Stored data
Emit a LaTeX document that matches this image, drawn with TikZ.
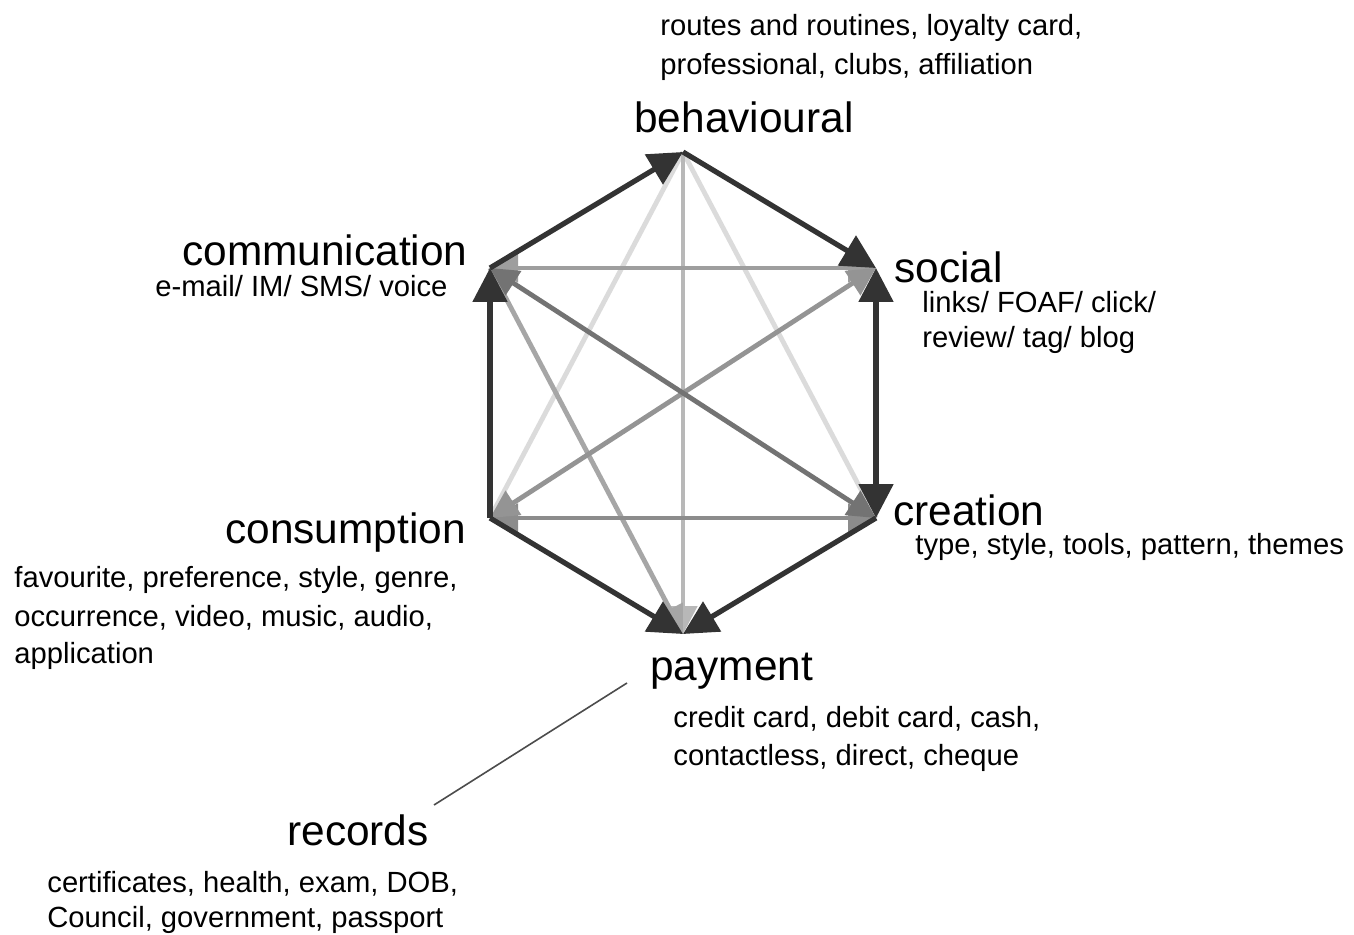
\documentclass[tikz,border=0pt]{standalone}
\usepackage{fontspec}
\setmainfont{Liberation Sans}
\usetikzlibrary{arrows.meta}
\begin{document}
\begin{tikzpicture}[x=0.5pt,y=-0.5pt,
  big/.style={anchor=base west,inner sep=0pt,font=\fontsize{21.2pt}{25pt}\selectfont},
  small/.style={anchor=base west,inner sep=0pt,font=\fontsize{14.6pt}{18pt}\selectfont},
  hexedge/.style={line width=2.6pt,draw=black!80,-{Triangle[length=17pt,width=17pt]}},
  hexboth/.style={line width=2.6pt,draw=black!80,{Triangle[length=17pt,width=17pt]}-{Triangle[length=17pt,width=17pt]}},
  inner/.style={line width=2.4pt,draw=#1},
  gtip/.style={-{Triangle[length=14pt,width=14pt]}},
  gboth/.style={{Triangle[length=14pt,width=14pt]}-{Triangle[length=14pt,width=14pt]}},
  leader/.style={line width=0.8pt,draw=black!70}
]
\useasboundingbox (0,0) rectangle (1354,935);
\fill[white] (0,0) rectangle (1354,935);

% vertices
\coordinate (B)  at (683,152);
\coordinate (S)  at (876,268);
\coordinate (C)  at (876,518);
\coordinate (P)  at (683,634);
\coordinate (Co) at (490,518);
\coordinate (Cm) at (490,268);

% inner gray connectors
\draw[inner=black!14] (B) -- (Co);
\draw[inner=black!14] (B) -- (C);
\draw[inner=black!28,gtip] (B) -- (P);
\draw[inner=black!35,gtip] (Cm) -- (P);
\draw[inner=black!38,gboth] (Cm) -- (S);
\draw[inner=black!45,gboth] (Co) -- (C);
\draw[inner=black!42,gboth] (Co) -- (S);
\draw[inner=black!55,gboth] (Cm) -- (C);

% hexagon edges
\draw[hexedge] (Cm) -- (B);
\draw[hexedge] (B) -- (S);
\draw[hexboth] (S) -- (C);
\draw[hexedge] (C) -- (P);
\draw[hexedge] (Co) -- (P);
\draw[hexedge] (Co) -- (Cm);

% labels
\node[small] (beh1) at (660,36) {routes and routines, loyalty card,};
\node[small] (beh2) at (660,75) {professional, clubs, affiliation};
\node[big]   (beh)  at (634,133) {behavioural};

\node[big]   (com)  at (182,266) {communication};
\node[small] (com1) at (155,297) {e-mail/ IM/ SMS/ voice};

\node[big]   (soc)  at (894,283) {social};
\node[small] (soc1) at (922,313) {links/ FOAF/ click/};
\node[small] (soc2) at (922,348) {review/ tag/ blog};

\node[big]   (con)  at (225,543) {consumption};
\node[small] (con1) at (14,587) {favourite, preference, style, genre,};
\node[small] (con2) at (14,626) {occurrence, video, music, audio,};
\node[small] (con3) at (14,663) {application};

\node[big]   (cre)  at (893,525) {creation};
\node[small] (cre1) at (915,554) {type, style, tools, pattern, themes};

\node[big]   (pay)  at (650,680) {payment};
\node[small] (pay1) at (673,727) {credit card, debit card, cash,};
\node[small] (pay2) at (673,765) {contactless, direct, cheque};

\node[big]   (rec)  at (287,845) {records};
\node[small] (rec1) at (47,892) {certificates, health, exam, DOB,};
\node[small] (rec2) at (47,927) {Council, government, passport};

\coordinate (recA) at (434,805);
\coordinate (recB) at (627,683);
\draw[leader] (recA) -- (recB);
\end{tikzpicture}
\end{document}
==
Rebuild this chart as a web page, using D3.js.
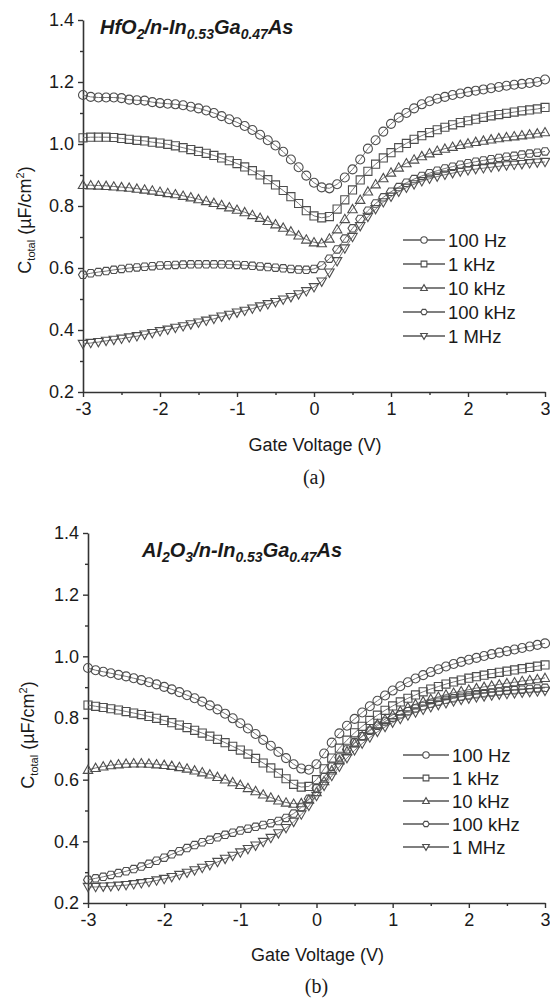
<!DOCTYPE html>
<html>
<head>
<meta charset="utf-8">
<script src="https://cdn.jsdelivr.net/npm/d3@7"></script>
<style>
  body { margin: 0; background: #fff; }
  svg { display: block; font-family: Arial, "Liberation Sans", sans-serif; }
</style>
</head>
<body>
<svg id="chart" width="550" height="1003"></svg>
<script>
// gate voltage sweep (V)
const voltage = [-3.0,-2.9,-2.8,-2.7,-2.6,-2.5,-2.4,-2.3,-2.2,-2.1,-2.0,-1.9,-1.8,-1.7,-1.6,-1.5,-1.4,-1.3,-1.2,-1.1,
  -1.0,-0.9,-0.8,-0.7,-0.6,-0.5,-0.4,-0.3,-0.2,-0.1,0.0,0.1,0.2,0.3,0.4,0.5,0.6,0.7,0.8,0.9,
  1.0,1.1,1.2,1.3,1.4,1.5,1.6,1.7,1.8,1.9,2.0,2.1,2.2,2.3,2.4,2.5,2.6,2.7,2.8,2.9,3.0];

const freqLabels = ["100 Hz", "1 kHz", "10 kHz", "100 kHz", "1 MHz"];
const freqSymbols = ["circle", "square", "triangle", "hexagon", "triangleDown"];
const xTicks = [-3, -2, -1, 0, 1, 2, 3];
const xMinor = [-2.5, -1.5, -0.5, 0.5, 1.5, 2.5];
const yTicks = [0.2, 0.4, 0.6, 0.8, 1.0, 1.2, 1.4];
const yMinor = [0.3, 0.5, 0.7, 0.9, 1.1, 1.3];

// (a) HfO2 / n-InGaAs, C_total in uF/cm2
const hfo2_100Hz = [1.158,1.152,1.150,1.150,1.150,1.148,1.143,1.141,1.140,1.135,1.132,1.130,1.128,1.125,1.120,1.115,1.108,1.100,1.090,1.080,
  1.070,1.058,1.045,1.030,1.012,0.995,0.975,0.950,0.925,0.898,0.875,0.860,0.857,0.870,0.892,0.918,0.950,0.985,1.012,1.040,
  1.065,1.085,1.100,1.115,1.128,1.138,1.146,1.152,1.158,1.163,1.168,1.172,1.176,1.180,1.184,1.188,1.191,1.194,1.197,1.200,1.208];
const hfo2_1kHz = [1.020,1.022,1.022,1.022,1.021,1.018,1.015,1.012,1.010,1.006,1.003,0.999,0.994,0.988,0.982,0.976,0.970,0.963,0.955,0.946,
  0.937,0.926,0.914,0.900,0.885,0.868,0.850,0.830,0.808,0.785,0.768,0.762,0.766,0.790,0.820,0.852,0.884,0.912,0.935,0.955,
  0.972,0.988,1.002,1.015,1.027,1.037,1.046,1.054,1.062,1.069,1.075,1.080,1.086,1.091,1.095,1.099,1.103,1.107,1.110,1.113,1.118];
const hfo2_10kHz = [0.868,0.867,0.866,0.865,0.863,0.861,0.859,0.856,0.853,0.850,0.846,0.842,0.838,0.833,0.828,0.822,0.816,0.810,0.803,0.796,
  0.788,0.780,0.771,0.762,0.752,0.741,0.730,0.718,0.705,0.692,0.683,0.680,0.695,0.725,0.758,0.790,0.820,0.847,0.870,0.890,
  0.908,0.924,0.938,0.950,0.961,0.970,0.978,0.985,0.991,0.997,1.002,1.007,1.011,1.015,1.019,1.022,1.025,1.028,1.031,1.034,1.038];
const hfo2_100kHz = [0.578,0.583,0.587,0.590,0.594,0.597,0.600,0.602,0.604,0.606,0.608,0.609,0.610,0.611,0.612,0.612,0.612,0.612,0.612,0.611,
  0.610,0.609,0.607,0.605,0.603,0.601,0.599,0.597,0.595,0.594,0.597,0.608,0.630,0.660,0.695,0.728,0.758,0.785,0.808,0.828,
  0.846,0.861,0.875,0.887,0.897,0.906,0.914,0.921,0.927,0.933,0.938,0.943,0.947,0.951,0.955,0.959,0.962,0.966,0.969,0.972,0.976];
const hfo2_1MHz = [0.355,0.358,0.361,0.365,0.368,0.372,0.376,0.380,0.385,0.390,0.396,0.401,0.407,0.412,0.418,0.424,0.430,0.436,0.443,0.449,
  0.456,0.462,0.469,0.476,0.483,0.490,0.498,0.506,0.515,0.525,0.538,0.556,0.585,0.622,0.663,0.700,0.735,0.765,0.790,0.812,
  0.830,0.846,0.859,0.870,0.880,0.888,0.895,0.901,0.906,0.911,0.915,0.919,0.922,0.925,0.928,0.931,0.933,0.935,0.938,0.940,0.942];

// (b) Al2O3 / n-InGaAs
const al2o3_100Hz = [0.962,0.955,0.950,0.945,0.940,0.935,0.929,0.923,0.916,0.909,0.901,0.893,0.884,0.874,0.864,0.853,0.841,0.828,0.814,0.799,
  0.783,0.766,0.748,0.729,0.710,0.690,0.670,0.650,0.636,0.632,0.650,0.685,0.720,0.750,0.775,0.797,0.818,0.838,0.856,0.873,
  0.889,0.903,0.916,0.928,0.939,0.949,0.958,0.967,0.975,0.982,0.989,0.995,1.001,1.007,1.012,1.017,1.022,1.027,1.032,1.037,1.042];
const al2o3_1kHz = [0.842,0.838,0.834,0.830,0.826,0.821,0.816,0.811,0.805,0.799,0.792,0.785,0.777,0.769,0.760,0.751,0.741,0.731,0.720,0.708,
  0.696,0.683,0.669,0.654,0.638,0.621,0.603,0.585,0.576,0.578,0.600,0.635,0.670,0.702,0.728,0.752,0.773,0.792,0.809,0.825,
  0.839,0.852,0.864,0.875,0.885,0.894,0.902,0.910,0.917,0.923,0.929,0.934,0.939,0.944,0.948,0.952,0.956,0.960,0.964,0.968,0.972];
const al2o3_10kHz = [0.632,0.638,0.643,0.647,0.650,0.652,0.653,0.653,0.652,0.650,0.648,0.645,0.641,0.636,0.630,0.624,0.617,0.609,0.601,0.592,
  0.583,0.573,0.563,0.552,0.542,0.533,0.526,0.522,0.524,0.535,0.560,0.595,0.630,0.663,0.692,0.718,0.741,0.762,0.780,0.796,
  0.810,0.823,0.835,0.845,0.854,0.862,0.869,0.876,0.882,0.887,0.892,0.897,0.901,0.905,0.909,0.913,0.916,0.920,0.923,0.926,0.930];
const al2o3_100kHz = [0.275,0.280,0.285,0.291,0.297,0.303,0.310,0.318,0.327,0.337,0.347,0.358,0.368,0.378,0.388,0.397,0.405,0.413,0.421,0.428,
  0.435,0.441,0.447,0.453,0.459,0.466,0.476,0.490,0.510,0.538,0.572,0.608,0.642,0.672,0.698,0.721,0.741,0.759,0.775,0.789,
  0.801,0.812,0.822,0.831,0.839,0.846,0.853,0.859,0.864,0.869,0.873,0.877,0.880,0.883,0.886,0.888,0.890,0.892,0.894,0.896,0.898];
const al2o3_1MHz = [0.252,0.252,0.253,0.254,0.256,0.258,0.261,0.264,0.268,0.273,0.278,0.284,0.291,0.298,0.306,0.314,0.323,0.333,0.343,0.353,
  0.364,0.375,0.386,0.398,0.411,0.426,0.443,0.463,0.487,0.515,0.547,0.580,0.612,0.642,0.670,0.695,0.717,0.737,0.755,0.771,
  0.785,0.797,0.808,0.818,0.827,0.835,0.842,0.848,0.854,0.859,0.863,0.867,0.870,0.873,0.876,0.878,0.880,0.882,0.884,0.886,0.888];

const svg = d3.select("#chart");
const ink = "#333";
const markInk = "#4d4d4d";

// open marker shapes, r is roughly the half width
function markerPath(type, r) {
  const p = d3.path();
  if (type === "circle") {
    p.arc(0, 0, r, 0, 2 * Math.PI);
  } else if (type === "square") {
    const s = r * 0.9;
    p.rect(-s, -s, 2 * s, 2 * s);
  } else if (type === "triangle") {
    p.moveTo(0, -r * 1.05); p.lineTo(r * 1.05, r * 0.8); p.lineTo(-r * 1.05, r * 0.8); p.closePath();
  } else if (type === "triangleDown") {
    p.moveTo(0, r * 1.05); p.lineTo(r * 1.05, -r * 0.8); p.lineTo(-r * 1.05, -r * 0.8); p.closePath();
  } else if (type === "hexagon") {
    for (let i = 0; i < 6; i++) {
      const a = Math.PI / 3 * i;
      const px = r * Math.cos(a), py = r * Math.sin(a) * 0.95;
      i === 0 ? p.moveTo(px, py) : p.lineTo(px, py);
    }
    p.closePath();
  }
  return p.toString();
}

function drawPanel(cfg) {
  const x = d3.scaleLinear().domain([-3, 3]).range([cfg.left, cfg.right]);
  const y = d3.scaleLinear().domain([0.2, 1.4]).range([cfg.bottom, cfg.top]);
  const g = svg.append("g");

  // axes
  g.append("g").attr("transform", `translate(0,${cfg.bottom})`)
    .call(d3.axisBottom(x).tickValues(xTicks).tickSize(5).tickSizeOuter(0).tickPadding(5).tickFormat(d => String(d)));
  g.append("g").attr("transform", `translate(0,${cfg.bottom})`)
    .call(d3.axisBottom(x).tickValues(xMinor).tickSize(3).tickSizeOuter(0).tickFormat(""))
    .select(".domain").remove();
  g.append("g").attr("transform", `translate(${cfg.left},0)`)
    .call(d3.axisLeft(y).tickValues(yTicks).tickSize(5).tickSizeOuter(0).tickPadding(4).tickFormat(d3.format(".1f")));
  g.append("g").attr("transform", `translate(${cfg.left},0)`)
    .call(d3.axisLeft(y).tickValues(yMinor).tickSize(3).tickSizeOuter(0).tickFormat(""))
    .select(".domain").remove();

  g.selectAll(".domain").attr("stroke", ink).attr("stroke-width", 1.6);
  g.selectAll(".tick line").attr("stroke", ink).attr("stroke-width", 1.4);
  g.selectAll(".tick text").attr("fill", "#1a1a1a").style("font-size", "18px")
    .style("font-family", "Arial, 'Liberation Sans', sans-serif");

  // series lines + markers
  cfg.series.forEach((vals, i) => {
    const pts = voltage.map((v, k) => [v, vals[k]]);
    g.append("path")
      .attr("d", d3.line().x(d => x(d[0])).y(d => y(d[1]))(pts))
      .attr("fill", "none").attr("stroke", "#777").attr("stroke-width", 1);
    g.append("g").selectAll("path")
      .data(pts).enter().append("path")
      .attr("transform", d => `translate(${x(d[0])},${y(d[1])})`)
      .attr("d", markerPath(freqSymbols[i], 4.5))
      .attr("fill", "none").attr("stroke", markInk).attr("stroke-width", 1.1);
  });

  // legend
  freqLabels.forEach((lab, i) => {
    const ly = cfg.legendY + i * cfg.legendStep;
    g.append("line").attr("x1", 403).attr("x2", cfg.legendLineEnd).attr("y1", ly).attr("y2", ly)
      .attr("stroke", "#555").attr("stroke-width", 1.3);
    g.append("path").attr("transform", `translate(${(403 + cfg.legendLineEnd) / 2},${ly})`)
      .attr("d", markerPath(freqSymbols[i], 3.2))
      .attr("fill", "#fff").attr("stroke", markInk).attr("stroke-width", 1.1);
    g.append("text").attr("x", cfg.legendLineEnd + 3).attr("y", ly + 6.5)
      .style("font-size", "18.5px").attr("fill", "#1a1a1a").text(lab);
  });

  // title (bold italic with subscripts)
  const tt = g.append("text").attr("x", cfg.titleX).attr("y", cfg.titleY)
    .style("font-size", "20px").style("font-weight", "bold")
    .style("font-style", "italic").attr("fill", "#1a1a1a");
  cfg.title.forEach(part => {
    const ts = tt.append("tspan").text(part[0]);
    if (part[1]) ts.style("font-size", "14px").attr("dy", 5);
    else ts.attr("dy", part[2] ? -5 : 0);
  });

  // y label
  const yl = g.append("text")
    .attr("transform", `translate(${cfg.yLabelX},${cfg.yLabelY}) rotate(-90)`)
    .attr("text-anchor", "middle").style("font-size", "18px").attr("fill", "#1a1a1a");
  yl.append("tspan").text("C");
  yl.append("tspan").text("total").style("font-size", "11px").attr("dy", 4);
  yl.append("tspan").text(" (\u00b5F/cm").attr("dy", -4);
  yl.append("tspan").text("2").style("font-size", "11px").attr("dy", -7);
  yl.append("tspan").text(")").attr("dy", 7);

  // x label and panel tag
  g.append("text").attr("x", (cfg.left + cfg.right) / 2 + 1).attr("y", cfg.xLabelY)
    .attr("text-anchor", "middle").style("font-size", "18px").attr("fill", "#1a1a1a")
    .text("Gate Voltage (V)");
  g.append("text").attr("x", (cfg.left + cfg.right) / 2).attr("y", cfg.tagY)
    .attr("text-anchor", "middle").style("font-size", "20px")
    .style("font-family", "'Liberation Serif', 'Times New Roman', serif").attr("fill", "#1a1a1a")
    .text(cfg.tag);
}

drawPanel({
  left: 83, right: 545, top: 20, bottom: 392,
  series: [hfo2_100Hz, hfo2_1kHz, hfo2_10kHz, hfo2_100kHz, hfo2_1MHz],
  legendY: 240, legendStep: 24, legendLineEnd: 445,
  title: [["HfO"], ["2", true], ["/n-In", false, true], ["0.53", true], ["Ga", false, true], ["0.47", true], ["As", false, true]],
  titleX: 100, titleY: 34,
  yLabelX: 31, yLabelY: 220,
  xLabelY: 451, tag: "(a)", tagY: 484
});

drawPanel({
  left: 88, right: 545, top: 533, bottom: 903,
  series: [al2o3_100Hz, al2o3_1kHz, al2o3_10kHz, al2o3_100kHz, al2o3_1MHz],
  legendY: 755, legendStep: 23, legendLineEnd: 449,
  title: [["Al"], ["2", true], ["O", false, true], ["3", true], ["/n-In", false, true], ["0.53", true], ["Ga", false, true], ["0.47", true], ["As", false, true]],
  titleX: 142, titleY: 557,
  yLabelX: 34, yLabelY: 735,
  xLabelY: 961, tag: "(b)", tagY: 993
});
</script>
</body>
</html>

* **GIVEN REQUEST**
Extract each line from the entries above that contains the string "chart".

* **SOLUTION FOR THIS PROBLEM**
Rebuild this chart as a web page, using D3.js.
<svg id="chart" width="550" height="1003"></svg>
const svg = d3.select("#chart");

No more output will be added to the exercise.